Jun 10, 2024 3 min read

So you want to build an Agent?

I, like many others lately, have found myself pulled into the Generative AI vortex. I kept some distance from this space for a while, only trying out the big chatbots that came out, but a few months ago I was pulled in to a project involving LLMs, and needed to learn many things very quickly.

Fast forward, and I found myself getting frustrated at the esoteric nature of Generative AI app development, and to a lesser extent, the Python-centric tooling ecosystem. Python does make sense for many things as there’s a very robust data science and ML ecosystem, but I do not call myself a Pythonista. I’ve been almost exclusively a Go programmer for the better part of a decade, so I wanted to try my hand at building some Generative AI tooling in my lingua franca.

I’ve spent a few days exploring the patterns of “Agentic RAG”, which is the latest term for “LLMs using data and tools you provide to perform tasks”. I spent a free weekend building a tool to create an Agent and/or RAG workflow without requiring any code.
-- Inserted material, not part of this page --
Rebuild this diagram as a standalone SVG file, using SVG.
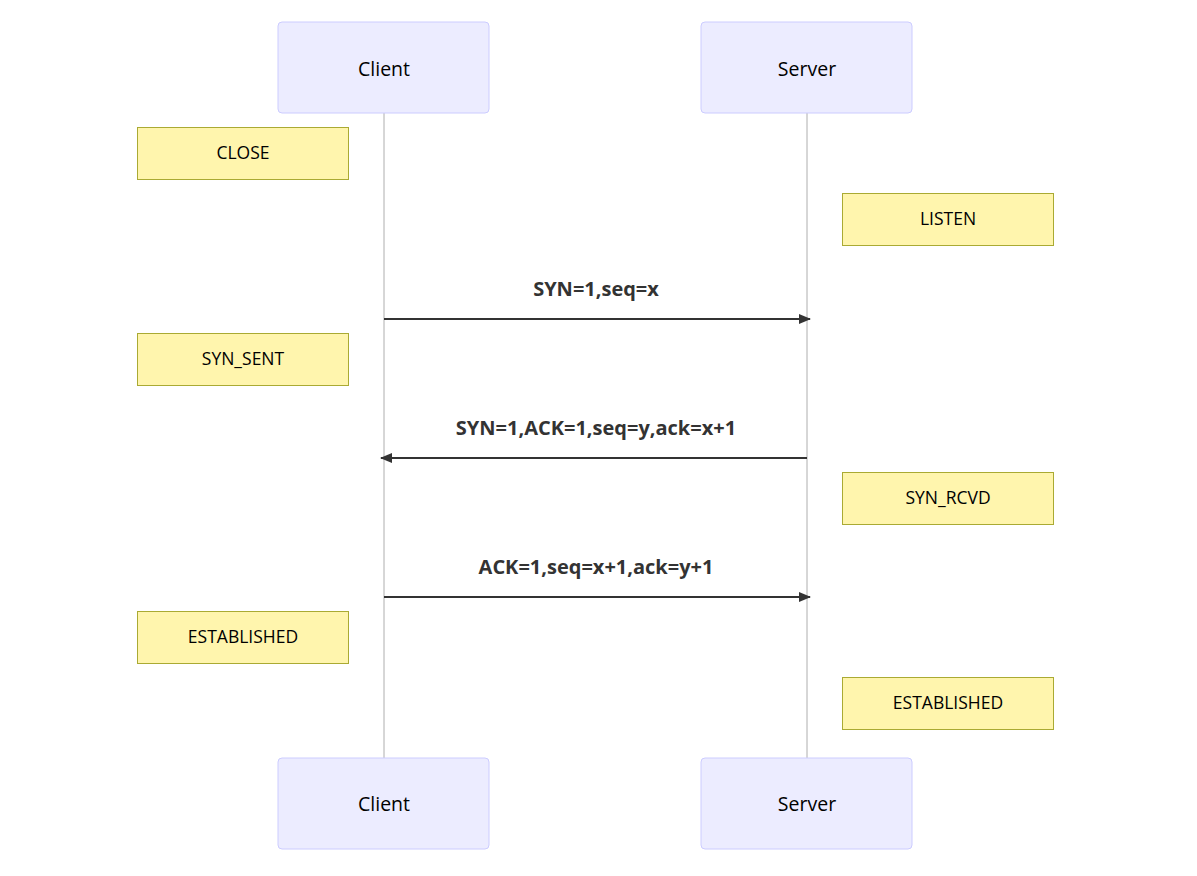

I think that any developer will agree that after a few years supporting code your own self wrote more than a few months ago, writing no code is generally preferable 🙂

So with the goal of making experimentation (and iteration) with Agents and RAG as quick as possible, I wrote a tool call Ragoo.

With Ragoo, you can write a YAML file which defines the various parts of an Agent or RAG workflow, compose those parts together, and run the workflow without touching a programming language.

Pulling data into a Vector DB

importers:
  - name: k8s-files
    type: file
    config:
      directory: /Users/cohix-lab/workspaces/cohix/kubernetes-the-hard-way/docs/
    steps:
      - type: embedder
        ref: ollama/arctic
        action: generate
        params:
          input: $_chunk
        var: embedding

      - type: storage
        ref: duckdb/main
        action: insert.embedding
        params:
          embedding: $embedding
          ref: $_ref
          batch: $_batch
          collection: k8s

This describes an Importer, which pulls documents from a source, chunks them, and then runs a workflow. This example runs an Embedder (which generates embeddings, or the vector representation of the text), and then inserts it into a database. I’m currently loving DuckDB, and it has built in vector abilities, so let’s use it.

Next up is a RAG workflow:

- name: k8s-docs
    stages:
      - name: k8s-docs-rag
        steps:
          - type: embedder
            ref: ollama/arctic
            action: generate
            params:
              input: $_input
            var: embedding

          - type: storage
            ref: duckdb/main
            action: lookup.cosine
            params:
              embedding: $embedding
              collection: k8s
              threshold: 0.65
              limit: 2
            var: refs

          - type: importer
            ref: k8s-files
            action: resolve.refs
            params:
              refs: $refs
              seperator: \n
            var: context

          - type: service
            ref: ollama/llama
            action: completion
            params:
              prompt: |
                $context
                ----
                Using the information above, answer the question below in 100 words or less.
                If the answer is not contained entirely within the information provided, reply 'I do not know' without any additional text.
                Only provide an answer to the question, do not summarize all of the information.
                ----
                Question: $_input
            var: _response

This workflow runs the Embedder again (this time on a prompt), uses that vector to look up Document References from the DuckDB database based on cosine similarity. The Importer is used to resolve the Document References into the files themselves, and then a template is used to send an “augmented prompt” to an LLM (Ollama running Llama3, in this case).

The full example (find it here) imports the documents from Kubernetes the hard way and lets you ask questions about them. It works pretty well! One interesting thing I noticed is how much better Llama3 is at answering questions compared to Phi3.

I think this is useful as it allows you to easily run experiments with all the different parameters (like cosine similarity threshold, various prompt styles, etc), without needing to invest a ton of time or effort into learning every nuance of Agentic workflows and the myriad of libraries therein.

You can then run the whole thing using the ragoo binary:

go install ./cmd/ragoo/

ragoo ./ragoo.yaml

The application starts up and provides an API endpoint which will run the workflow.

I think Agents are a cool idea, somewhat like a large state machine with super indeterminate state. It’s a fun problem, and can result in some really cool capabilities.

Let me know what you think (connor [at] cohix.network or Linkedin). I’m going to continue weekend hacking on Ragoo, specifically adding more plugins and looking at adding Tools (and experiment with tool_use). I also want Ragoo to be useful as a Go package, which would allow you to experiment with an idea using YAML, and then ”drop down” into code if you want to take the idea further.